Bazen gecenin bir vaktinde kimsesiz ve sessiz bir ortamda, bazen kalabalıkların en orta yerinde dua edeceğiz. Bazen dağın en zirvesinde, bazen çölün kuş uçmaz kervan geçmez noktasında; içten gelen iniltilerle, sesimizin ve avazımızın çıktığı kadarıyla yalvaracağız. Bazen cuma günü cuma namazına çağrılırken, bazen ezan okunurken, bazen kamet getirilirken niyazda bulunacağız. Bazen kıldığımız vakit namazlarının akabinde, bazen bayram namazlarının sevinci esnasında af dileneceğiz. Bazen ramazan ayında dilimiz ve damağımızın kuruduğu yazın sıcağında, bazen göz yaşları eşliğinde kapandığımız secde esnasında duamızı yapacağız.

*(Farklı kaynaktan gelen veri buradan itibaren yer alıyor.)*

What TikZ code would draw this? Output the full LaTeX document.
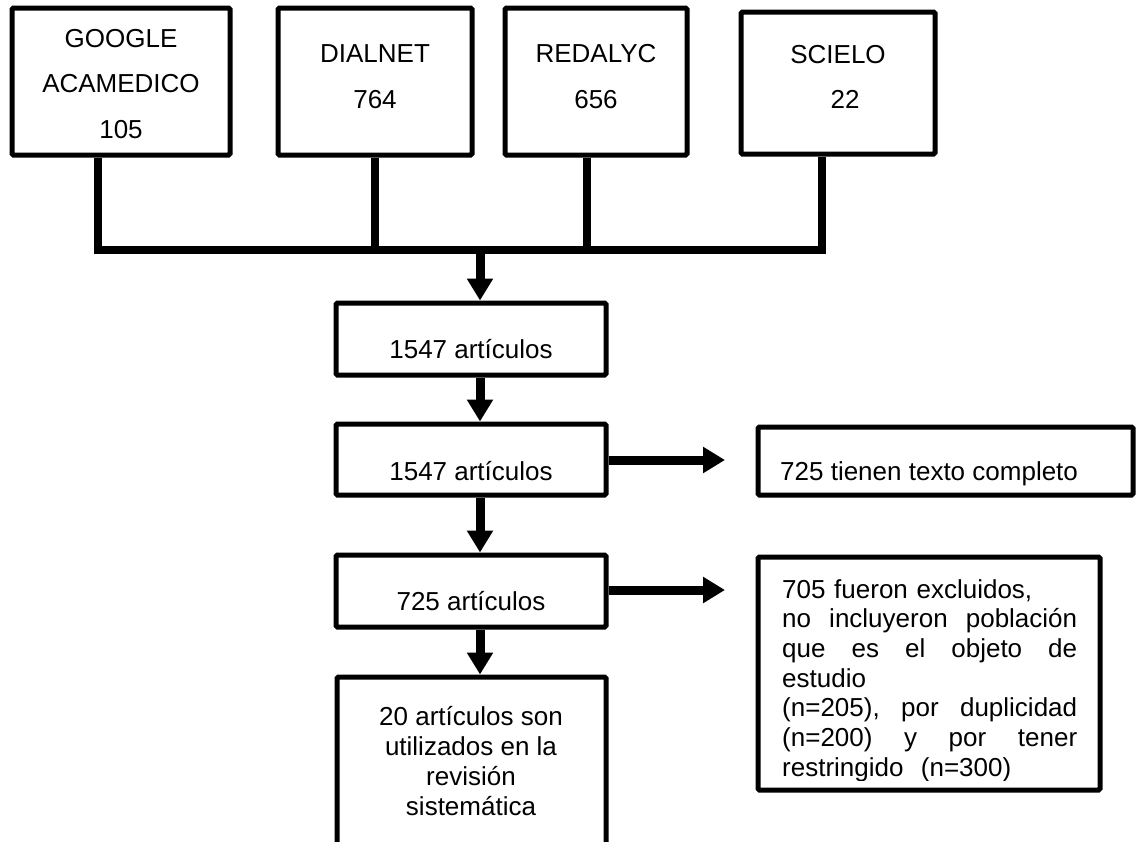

Bazen mahşeri kalabalığın toplandığı Arafat dağında, bazen bir sel gibi insanların aktığı Safa, Merve ve Mescidi Haram’da günahlarımızın silinmesini isteyeceğiz. Bazen gizli, bazen cehri, bazen kavli bazen de fiili olarak yalvaracağız bizi bizden daha iyi duyan, bilen ve affeden Allah’a. İçinde bulunduğumuz zamanın, yaşamakta olduğumuz mekanın önemli olmadığını bilerek duamızı, yalvarmamızı ve yakarmamızı sürdüreceğiz. Ölüm gelip çatıncaya kadar devam edecek bu durum, bu ahval. Ne güzel buyurmuş Rabbimiz; “Sabah akşam Rablerine, O’nun rızasını dileyerek dua edenlerle birlikte ol. Dünya hayatının zinetini arzu edip de gözlerini onlardan ayırma. Kalbini bizi anmaktan gafil kıldığımız, boş arzularına uymuş ve işi hep aşırılık olmuş kimselere boyun eğme.” (Kehf/28)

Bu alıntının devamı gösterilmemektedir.